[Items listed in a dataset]
=====
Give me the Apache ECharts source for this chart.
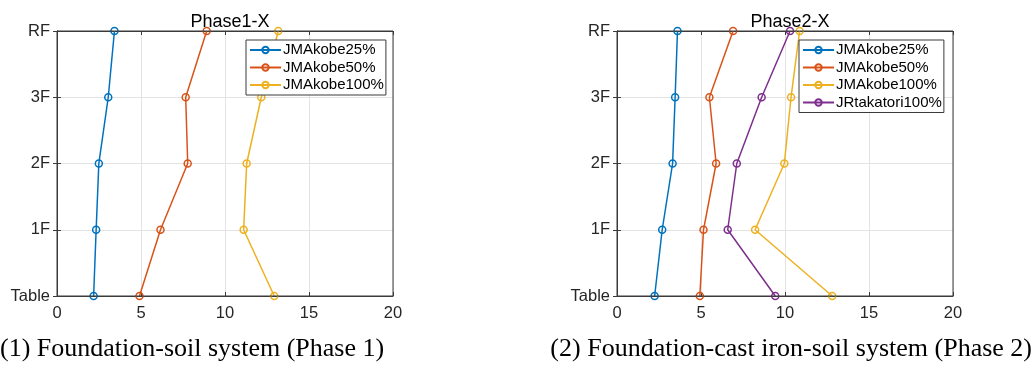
<!DOCTYPE html>
<html>
<head>
<meta charset="utf-8">
<script src="https://cdn.jsdelivr.net/npm/echarts@6/dist/echarts.min.js"></script>
<style>
html,body{margin:0;padding:0;background:#fff;}
#chart{width:1035px;height:370px;}
</style>
</head>
<body>
<div id="chart"></div>
<script>
// ---- data ----
const floors = ['Table', '1F', '2F', '3F', 'RF'];
const xTicks = [0, 5, 10, 15, 20];
const titles = ['Phase1-X', 'Phase2-X'];
const captions = ['(1) Foundation-soil system (Phase 1)', '(2) Foundation-cast iron-soil system (Phase 2)'];

// Phase 1 (values from Table to RF)
const p1_JMAkobe25 = [2.18, 2.33, 2.49, 3.05, 3.42];
const p1_JMAkobe50 = [4.91, 6.16, 7.78, 7.66, 8.91];
const p1_JMAkobe100 = [12.93, 11.11, 11.29, 12.16, 13.17];

// Phase 2
const p2_JMAkobe25 = [2.24, 2.69, 3.31, 3.46, 3.60];
const p2_JMAkobe50 = [4.93, 5.15, 5.90, 5.50, 6.91];
const p2_JMAkobe100 = [12.81, 8.22, 9.96, 10.36, 10.87];
const p2_JRtakatori100 = [9.42, 6.59, 7.13, 8.61, 10.30];

const names = ['JMAkobe25%', 'JMAkobe50%', 'JMAkobe100%', 'JRtakatori100%'];
const colors = ['#0072BD', '#D95319', '#EDB120', '#7E2F8E'];

const panels = [
  [p1_JMAkobe25, p1_JMAkobe50, p1_JMAkobe100],
  [p2_JMAkobe25, p2_JMAkobe50, p2_JMAkobe100, p2_JRtakatori100]
];

// ---- layout ----
const gridLeft = [57, 617];
const plotW = 336;
const axisColor = '#3a3a3a';
const gridColor = '#e3e3e3';
const font = 'Liberation Sans, Arial, sans-serif';

const grids = [], xAxes = [], yAxes = [], series = [], legends = [], titleArr = [];
panels.forEach((panel, g) => {
  grids.push({left: gridLeft[g], width: plotW, top: 31, height: 265, show: true,
    borderColor: axisColor, borderWidth: 1, backgroundColor: 'transparent', z: 5});
  // bottom x
  xAxes.push({type: 'value', gridIndex: g, min: 0, max: 20, interval: 5, position: 'bottom',
    axisLine: {show: true, lineStyle: {color: axisColor, width: 1}},
    axisTick: {show: true, inside: true, length: 4, lineStyle: {color: axisColor}},
    axisLabel: {show: true, color: '#262626', fontSize: 16.5, fontFamily: font, margin: 9,
      formatter: v => xTicks.includes(v) ? String(v) : ''},
    splitLine: {show: true, lineStyle: {color: gridColor, width: 1}}});
  // top x (ticks only)
  xAxes.push({type: 'value', gridIndex: g, min: 0, max: 20, interval: 5, position: 'top',
    axisLine: {show: true, lineStyle: {color: axisColor, width: 1}},
    axisTick: {show: true, inside: true, length: 4, lineStyle: {color: axisColor}},
    axisLabel: {show: false}, splitLine: {show: false}});
  // left y
  yAxes.push({type: 'category', gridIndex: g, data: floors, boundaryGap: false, position: 'left',
    axisLine: {show: true, lineStyle: {color: axisColor, width: 1}},
    axisTick: {show: true, inside: true, length: 4, lineStyle: {color: axisColor}},
    axisLabel: {show: true, color: '#262626', fontSize: 16.5, fontFamily: font, margin: 7},
    splitLine: {show: true, lineStyle: {color: gridColor, width: 1}}});
  // right y
  yAxes.push({type: 'category', gridIndex: g, data: floors, boundaryGap: false, position: 'right',
    axisLine: {show: true, lineStyle: {color: axisColor, width: 1}},
    axisTick: {show: true, inside: true, length: 4, lineStyle: {color: axisColor}},
    axisLabel: {show: false}, splitLine: {show: false}});

  panel.forEach((vals, i) => {
    series.push({
      type: 'line', name: names[i], xAxisIndex: g * 2, yAxisIndex: g * 2,
      data: floors.map((f, k) => [vals[k], f]),
      symbol: 'circle', symbolSize: 7,
      itemStyle: {color: 'rgba(255,255,255,0)', borderColor: colors[i], borderWidth: 1.5},
      lineStyle: {color: colors[i], width: 1.5},
      color: colors[i],
      z: 3, animation: false
    });
  });

  legends.push({
    data: names.slice(0, panel.length).map(n => ({name: n})),
    orient: 'vertical',
    left: g === 0 ? 246 : 799,
    top: 40,
    padding: [2.5, 2, 2.5, 3],
    itemGap: 2.5,
    itemWidth: 31,
    itemHeight: 8,
    backgroundColor: '#ffffff',
    borderColor: axisColor,
    borderWidth: 1,
    selectedMode: false,
    textStyle: {fontSize: 15, fontFamily: font, color: '#000', padding: [0, 0, 0, -3]},
    z: 10
  });

  titleArr.push({text: titles[g], left: gridLeft[g] + plotW / 2, top: 8, textAlign: 'center',
    textStyle: {fontSize: 18, fontWeight: 'normal', color: '#000', fontFamily: font}});
});

const chart = echarts.init(document.getElementById('chart'), null, {renderer: 'canvas'});
chart.setOption({
  animation: false,
  color: colors,
  title: titleArr,
  grid: grids,
  xAxis: xAxes,
  yAxis: yAxes,
  legend: legends,
  series: series,
  graphic: [
    {type: 'text', left: 0, top: 336, style: {text: captions[0], font: '26px "Liberation Serif", "Times New Roman", serif', fill: '#000'}},
    {type: 'text', right: 3, top: 336, style: {text: captions[1], font: '26px "Liberation Serif", "Times New Roman", serif', fill: '#000'}}
  ]
});
</script>
</body>
</html>
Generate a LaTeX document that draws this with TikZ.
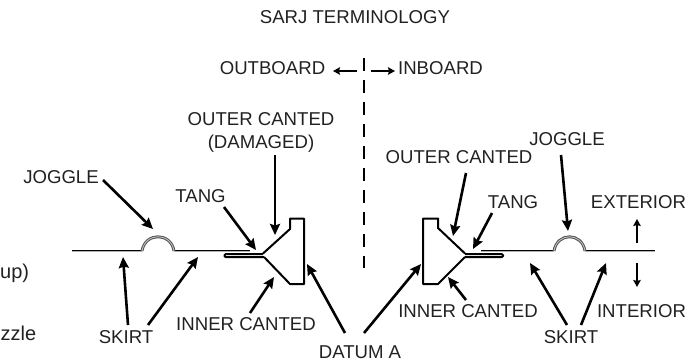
\documentclass[tikz,border=0pt]{standalone}
\usepackage{fontspec}
\setmainfont{Liberation Sans}
\usetikzlibrary{arrows.meta}
\definecolor{ink}{gray}{0.13}
\tikzset{
  lbl/.style={inner sep=0pt,font=\fontsize{18.6}{20}\selectfont,text=ink,anchor=center},
  lead/.style={line width=2.6pt,draw=black,-{Stealth[length=11pt,width=10pt,inset=1.5pt]}},
  leadthin/.style={line width=1.7pt,draw=black,-{Stealth[length=7pt,width=7.5pt,inset=1pt]}},
  skin/.style={draw=black,line width=1.1pt,double=white!70!black,double distance=0.5pt,line cap=butt},
  joggle/.style={draw=black!65,line width=1.1pt,double=white!80!black,double distance=0.7pt},
  ring/.style={draw=black,line width=2pt,line join=round},
  cut/.style={draw=black,line width=2.1pt,dash pattern=on 13pt off 9pt}
}
\begin{document}
\begin{tikzpicture}[x=1pt,y=-1pt]
\useasboundingbox (0,0) rectangle (700,362);
% labels
\node[lbl] (title) at (355,17) {SARJ TERMINOLOGY};
\node[lbl] (outb) at (272.5,68) {OUTBOARD};
\node[lbl] (inb) at (440.5,68) {INBOARD};
\node[lbl,align=center] (ocl) at (261,132) {OUTER CANTED\\[3pt](DAMAGED)};
\node[lbl] (jl) at (61,177) {JOGGLE};
\node[lbl] (tl) at (200.5,196) {TANG};
\node[lbl] (sl) at (126,337) {SKIRT};
\node[lbl] (il) at (246,324) {INNER CANTED};
\node[lbl] (dat) at (360,352) {DATUM A};
\node[lbl] (ocr) at (459,157) {OUTER CANTED};
\node[lbl] (jr) at (567,139) {JOGGLE};
\node[lbl] (tr) at (513,202) {TANG};
\node[lbl] (ext) at (638.5,202) {EXTERIOR};
\node[lbl] (intr) at (641.5,311) {INTERIOR};
\node[lbl] (ir) at (468,311) {INNER CANTED};
\node[lbl] (sr) at (571,337) {SKIRT};
\node[inner sep=0pt,anchor=west,font=\fontsize{20}{22}\selectfont,text=ink] (frag1) at (0,273) {up)};
\node[inner sep=0pt,anchor=west,font=\fontsize{20}{22}\selectfont,text=ink] (frag2) at (0.5,333) {zzle};
% targets
\coordinate (tjl) at (153,229);
\coordinate (ttl) at (256,250);
\coordinate (tol) at (275,235);
\coordinate (ts1) at (123,257);
\coordinate (ts2) at (198,257);
\coordinate (til) at (274,277);
\coordinate (tdl) at (307,264);
\coordinate (tdr) at (421,264);
\coordinate (tor) at (453,236);
\coordinate (ttr) at (473,249);
\coordinate (tjr) at (568,231);
\coordinate (tir) at (448,277);
\coordinate (ts3) at (530,263);
\coordinate (ts4) at (606,263);
\coordinate (text) at (637,219);
\coordinate (tint) at (637,287);
\coordinate (tout) at (333,71);
\coordinate (tin) at (395,71);
\coordinate (cuttop) at (364,58);
\coordinate (cutbot) at (364,268);
% left section
\draw[skin] (72,251) -- (142,251);
\draw[skin] (174,251) -- (250,251);
\draw[joggle] (142,251) .. controls (145,232) and (171,232) .. (174,251);
\draw[ring] (263,253.5) -- (290,229) -- (290,218.5) -- (304,218.5) -- (304,284) -- (290,284) -- (264,257);
\draw[ring,rounded corners=1pt] (263,254.2) -- (224.5,254.2) -- (224.5,257) -- (264,257);
% right section
\draw[skin] (481,251) -- (554,251);
\draw[skin] (585,251) -- (655,251);
\draw[joggle] (554,251) .. controls (557,232) and (582,232) .. (585,251);
\draw[ring] (465,253.5) -- (438,228) -- (438,218.5) -- (423,218.5) -- (423,284) -- (438,284) -- (465,257);
\draw[ring,rounded corners=1pt] (465,254.2) -- (503,254.2) -- (503,257) -- (465,257);
% centre line
\draw[cut] (cuttop) -- (cutbot);
% leaders
\draw[lead] ([shift={(42,3)}]jl.center) -- (tjl);
\draw[lead] ([shift={(23.5,11)}]tl.center) -- (ttl);
\draw[lead] ([shift={(14,23)}]ocl.center) -- (tol);
\draw[lead] ([shift={(2,-12)}]sl.center) -- (ts1);
\draw[lead] ([shift={(22,-12)}]sl.center) -- (ts2);
\draw[lead] ([shift={(4,-11)}]il.center) -- (til);
\draw[lead] ([shift={(-15,-19)}]dat.center) -- (tdl);
\draw[lead] ([shift={(4,-19)}]dat.center) -- (tdr);
\draw[lead] ([shift={(7,16)}]ocr.center) -- (tor);
\draw[lead] ([shift={(-21,11)}]tr.center) -- (ttr);
\draw[lead] ([shift={(-6,16)}]jr.center) -- (tjr);
\draw[lead] ([shift={(-2,-11)}]ir.center) -- (tir);
\draw[lead] ([shift={(-4,-12)}]sr.center) -- (ts3);
\draw[lead] ([shift={(10,-12)}]sr.center) -- (ts4);
\draw[leadthin] ([shift={(-1.5,41)}]ext.center) -- (text);
\draw[leadthin] ([shift={(-4.5,-48)}]intr.center) -- (tint);
\draw[leadthin] ([shift={(84.5,3)}]outb.center) -- (tout);
\draw[leadthin] ([shift={(-69.5,3)}]inb.center) -- (tin);
\end{tikzpicture}
\end{document}
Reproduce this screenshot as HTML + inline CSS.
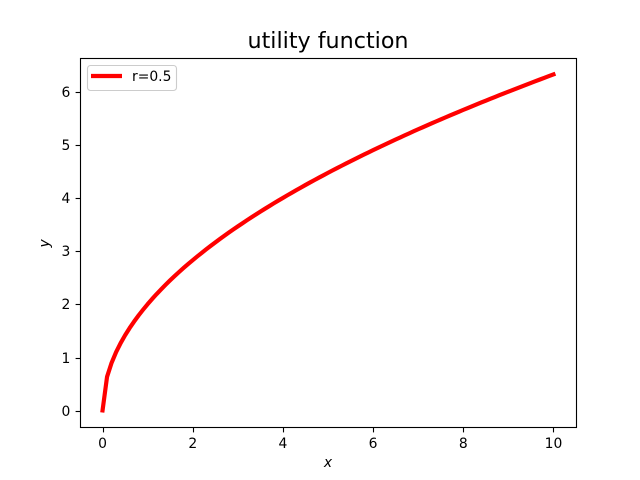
=====
Review the material and copy each line in which the word "this" appears.

Give me the Apache ECharts source for this chart.
Generate a LaTeX document that draws this with TikZ.
Reproduce this screenshot as HTML + inline CSS.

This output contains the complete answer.